PROVIDED RECORDS.
━━━━━━━━━━

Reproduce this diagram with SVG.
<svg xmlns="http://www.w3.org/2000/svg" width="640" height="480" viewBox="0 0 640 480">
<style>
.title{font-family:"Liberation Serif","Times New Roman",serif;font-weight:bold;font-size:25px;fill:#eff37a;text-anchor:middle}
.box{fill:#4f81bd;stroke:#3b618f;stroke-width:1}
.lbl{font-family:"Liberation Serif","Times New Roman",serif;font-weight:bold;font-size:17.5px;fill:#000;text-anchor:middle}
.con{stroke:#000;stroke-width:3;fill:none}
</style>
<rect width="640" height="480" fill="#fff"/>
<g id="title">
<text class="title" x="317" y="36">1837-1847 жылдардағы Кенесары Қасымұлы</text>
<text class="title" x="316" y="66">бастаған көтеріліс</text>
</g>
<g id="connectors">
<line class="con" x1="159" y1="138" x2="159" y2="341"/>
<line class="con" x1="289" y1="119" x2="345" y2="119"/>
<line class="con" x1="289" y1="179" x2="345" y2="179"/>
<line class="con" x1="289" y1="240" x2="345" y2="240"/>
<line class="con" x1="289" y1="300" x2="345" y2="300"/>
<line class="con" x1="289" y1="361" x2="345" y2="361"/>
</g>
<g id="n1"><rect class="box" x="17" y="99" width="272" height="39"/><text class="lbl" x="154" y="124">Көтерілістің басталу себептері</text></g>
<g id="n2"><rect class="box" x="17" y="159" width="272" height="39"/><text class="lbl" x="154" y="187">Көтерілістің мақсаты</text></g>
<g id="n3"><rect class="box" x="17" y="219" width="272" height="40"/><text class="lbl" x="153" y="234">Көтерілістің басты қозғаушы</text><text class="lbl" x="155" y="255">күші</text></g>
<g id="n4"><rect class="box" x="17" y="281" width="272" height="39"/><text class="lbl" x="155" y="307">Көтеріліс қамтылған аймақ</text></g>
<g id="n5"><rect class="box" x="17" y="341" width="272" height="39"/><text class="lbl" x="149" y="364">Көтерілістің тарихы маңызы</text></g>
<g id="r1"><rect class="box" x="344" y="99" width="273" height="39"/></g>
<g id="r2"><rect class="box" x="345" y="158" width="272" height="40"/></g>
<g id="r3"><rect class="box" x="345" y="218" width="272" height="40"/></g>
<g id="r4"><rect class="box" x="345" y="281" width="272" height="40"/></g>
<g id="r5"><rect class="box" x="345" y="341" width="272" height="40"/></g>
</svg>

━━━━━━━━━━

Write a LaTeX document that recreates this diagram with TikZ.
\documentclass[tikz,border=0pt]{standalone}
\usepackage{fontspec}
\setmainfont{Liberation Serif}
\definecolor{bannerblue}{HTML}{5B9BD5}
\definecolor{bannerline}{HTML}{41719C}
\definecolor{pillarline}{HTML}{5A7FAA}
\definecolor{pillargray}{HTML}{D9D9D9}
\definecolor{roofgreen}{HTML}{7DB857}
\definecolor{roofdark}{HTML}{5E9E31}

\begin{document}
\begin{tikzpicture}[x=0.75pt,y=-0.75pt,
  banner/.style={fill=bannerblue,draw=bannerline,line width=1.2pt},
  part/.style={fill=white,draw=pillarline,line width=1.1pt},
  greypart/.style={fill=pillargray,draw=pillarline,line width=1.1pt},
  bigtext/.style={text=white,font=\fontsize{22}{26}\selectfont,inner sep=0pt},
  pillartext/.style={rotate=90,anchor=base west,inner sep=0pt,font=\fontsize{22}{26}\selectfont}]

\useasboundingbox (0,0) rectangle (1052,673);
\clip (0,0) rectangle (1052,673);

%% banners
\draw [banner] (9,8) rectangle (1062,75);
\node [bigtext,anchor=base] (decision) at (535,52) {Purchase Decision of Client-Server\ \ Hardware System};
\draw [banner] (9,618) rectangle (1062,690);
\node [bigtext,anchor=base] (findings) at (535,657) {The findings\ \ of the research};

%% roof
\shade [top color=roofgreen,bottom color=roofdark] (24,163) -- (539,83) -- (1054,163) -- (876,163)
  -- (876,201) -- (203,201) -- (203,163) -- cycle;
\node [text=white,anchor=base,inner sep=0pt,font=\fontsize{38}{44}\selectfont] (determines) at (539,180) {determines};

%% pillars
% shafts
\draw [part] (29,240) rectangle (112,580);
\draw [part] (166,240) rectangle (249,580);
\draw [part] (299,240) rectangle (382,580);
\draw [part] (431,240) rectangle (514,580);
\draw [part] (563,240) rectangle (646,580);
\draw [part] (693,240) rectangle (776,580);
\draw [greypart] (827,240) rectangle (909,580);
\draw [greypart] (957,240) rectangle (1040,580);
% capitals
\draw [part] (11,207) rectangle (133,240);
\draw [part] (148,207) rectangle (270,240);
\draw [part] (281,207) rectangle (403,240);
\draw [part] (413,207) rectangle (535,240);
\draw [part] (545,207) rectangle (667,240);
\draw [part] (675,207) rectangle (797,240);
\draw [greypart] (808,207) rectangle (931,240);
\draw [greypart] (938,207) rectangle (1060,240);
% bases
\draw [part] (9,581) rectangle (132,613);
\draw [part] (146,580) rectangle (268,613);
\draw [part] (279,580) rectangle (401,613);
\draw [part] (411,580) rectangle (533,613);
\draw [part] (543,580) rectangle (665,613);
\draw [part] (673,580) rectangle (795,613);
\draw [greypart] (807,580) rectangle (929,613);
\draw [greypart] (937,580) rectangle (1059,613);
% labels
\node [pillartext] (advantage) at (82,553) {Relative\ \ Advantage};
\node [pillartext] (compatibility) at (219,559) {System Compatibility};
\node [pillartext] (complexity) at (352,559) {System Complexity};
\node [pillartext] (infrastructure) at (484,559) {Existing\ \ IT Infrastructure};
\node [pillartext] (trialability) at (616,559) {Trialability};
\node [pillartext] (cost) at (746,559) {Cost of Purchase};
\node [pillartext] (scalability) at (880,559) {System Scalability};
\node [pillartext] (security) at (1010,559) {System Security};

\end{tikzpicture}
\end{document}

━━━━━━━━━━

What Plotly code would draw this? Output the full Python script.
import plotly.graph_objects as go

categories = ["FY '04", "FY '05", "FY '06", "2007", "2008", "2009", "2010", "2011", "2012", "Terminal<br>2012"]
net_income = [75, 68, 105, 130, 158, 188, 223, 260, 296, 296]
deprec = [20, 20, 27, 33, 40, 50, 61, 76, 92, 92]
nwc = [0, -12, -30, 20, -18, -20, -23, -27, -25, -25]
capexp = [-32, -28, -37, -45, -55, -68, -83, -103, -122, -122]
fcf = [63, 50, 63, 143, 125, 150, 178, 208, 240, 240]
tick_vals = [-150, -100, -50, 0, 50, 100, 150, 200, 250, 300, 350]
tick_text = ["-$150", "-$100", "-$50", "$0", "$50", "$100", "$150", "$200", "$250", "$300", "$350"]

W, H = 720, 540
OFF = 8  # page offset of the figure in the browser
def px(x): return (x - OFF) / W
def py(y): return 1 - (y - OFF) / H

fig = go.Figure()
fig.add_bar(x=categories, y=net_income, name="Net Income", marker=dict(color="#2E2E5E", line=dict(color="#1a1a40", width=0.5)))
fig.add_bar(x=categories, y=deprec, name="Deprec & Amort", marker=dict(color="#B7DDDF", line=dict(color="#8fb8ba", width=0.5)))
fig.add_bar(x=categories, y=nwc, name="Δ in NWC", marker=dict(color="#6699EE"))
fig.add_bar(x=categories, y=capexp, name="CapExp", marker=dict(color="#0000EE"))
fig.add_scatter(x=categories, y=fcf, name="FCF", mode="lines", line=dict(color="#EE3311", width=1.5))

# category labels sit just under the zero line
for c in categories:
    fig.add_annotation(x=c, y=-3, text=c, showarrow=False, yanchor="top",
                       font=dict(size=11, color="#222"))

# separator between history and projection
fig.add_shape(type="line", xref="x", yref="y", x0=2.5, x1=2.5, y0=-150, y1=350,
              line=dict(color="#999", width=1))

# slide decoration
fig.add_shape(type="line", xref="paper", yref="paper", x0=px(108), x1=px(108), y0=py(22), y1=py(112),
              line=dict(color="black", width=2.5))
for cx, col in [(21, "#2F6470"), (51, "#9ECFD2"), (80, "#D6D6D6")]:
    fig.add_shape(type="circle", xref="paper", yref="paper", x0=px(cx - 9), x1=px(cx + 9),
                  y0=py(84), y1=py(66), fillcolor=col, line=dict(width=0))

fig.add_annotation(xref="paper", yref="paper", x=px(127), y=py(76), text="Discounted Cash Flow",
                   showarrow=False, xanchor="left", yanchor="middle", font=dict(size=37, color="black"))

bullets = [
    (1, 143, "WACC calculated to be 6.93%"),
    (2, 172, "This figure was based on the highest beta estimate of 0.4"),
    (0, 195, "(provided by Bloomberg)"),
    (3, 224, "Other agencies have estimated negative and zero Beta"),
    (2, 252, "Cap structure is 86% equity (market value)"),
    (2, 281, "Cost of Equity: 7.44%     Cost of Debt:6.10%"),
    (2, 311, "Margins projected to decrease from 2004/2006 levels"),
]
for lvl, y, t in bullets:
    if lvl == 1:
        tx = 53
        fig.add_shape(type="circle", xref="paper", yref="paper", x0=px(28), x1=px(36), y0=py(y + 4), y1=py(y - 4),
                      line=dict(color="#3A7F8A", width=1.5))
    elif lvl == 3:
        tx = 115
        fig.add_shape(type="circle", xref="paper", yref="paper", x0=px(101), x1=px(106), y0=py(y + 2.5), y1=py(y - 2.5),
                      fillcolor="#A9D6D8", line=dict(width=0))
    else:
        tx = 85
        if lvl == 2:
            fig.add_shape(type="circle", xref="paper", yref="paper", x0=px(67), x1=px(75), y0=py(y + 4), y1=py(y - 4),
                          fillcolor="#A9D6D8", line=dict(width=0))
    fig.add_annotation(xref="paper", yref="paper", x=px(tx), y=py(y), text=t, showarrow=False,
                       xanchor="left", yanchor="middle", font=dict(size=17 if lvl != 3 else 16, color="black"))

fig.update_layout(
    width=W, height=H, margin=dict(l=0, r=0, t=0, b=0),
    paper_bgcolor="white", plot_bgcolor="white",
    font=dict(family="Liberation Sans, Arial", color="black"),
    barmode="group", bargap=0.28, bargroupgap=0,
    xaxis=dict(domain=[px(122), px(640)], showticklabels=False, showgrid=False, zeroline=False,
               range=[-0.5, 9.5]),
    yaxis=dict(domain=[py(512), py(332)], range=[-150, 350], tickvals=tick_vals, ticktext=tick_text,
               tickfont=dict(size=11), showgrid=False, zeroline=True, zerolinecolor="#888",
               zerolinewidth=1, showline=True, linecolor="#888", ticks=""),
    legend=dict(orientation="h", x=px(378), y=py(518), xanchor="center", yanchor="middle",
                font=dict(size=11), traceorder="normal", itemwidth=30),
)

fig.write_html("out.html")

━━━━━━━━━━

PROBLEM STATEMENT.
Report the number of lines above containing the word "diagram", with no other text.

EXERCISE OUTPUT.
2